IRI Supports Documentary Film in Panama: “Kleptocracy: What Every Person Should Know”

  • Anna Downs, Luis Martinez
Promotional poster for the documentary.

Raising public awareness of kleptocracy and its corrosive effects is essential to shore up democracies worldwide. With this understanding, the International Republican Institute (IRI) funded the production of a documentary on kleptocracy in Panama in 2023 to introduce this relatively new concept to citizens and focus reform on local and transnational systems that enable high-level corruption in their country.

Transnational kleptocracy—or corruption at the highest levels of government at the expense of the people—is a threat to global security, prosperity, and democracy. It destabilizes states, creates fertile breeding grounds for terrorist groups and organized crime, and deprives people of hope for a safe or prosperous future. Kleptocracy emerged as a global phenomenon during the 20th century, facilitated by the increase of large-scale movements of financial and economic assets across borders. Kleptocrats and corrupt elites target and illegally capture public finances, commodities, natural resources, development and security assistance, the private sector, and strategic assets. In doing so, they amass vast amounts of wealth for personal gain and consolidate their political power at home and abroad.  

In recent years, bold investigative reporting, energetic civil society campaigns, and ambitious law enforcement actions have blown open the secretive world of global kleptocracy. Thanks to these efforts by groups such as the International Consortium of Investigative Journalist (ICIJ) and the Organized Crime and Corruption Reporting Project (OCCRP), we possess a clearer understanding of the pervasive nature of this threat and the methods through which authoritarian regimes and their proxies can enable kleptocratic regimes. 

Globally, pro-democracy and transparency activists often face barriers to fully understand and coordinate to address the transnational dimensions of kleptocracy and its harmful local effects. To support the fight against kleptocracy, in 2020 IRI launched Transnational Responses Against Corruption and Kleptocracy (TRACK), an initiative to equip society, journalists, and government leaders around the world to support democratic institutions and fight elite corruption and state capture. Under the TRACK program, IRI has worked with anti-kleptocracy activists across South Asia and Latin America to form a common understanding of kleptocracy and to provide platforms for cooperation. Beginning in 2021, IRI has supported the creation and expansion of anti-kleptocracy networks in specifically Panama, Mexico, Honduras, Nepal, Sri Lanka, and Bangladesh.  

By visibly elevating the fight against kleptocracy to a priority commensurate with the threat it poses, political leaders and civil society organizations can work together to put highly corrupt, authoritarian regimes on notice.

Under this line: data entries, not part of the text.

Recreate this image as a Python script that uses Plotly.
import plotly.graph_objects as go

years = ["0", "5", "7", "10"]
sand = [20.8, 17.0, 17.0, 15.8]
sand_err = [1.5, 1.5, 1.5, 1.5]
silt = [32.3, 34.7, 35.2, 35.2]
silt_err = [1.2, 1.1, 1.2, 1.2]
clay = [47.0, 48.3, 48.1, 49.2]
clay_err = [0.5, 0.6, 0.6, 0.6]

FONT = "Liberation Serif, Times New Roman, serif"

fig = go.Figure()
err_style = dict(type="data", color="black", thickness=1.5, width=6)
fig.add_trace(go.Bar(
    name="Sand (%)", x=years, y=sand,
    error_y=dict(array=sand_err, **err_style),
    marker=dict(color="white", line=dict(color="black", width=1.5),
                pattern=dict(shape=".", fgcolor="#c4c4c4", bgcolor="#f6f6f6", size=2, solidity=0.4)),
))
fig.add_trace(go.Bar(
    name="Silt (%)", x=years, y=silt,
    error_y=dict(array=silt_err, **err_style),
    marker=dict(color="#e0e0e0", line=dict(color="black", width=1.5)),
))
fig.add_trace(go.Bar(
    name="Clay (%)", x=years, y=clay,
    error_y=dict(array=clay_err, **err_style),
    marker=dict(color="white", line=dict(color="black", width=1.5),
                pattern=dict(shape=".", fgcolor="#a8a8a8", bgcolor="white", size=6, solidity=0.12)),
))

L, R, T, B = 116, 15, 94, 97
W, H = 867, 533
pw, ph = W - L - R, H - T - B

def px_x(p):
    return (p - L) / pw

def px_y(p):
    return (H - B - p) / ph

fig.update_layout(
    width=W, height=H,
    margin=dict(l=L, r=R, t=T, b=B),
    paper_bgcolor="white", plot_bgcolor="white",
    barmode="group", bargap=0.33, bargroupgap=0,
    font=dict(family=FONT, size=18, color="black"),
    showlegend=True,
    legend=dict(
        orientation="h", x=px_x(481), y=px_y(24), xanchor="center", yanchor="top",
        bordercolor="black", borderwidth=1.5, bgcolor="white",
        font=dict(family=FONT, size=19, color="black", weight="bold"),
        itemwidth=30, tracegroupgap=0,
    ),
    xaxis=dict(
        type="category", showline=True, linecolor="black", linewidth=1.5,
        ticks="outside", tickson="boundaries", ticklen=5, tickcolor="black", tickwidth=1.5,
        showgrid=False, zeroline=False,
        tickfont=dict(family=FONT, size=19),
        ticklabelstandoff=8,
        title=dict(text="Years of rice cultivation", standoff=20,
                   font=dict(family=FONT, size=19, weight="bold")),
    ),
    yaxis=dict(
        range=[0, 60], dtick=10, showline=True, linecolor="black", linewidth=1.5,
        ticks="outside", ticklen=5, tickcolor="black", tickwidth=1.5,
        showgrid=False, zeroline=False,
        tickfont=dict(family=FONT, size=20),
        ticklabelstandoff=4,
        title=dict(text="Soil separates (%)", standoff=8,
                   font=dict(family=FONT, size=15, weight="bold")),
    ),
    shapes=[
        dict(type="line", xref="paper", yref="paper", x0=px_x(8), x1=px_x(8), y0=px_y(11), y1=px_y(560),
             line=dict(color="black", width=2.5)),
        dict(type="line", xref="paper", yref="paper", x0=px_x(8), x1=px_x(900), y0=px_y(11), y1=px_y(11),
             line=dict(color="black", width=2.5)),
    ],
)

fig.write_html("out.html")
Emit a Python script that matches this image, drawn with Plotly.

They can also engage populations within democratic societies who may be unaware of the pervasive harm caused by transnational corruption, while reengaging populations within authoritarian societies equally disillusioned by their own kleptocratic governments. 

In Panama, IRI supported Fundación Espacio Cívico https://espaciocivico.org/ (FEC), a local civil society organization who specializes on transparency and accountability advocacy, to produce an hour-long documentary titled “Kleptocracy: What Every Person Should Know.” It’s an exciting film that explains how kleptocracy works, why people should care about it, and how to achieve change through advocacy efforts.  

The story begins with Jose Alejandro Rodríguez, a young Afro-Panamanian who works everyday aiding minors in conflict with the law, and his inherent need to understand what kleptocracy is, what tactics kleptocrats implement, and how high-level corruption is connected to criminal networks. Along the way he manages to have in-depth conversations with experts from Panama: lawyers, journalists, political scientists, representatives of international organizations and civil society, as well as the Nation’s General Attorney, among many others.  

This film was screened to the public on March 23, 2023, with the support of IRI in Panama and was well received by the audience, which included prominent national anti-corruption champions.  The full documentary is available on YouTube and has accumulated over 6,000 views to-date. Although the film is in Spanish, a trailer with English subtitles is available on FEC’s Twitter page.  

Post-screening, the documentary has received widespread media coverage in Panama, Latin America, and even Europe, including articles in La Prensa, Ellas, La Vanguardia, Yahoo News, and MiDiario, as well as interview and debate spots on national TV networks such as Telemetro and TVN. Post-documentary, IRI is continuing to work with partners in Panama and throughout Latin America and South Asia to spread awareness of kleptocracy and build anti-kleptocracy coalitions so that together, we can challenge systemic corruption and strengthen global democratic governance.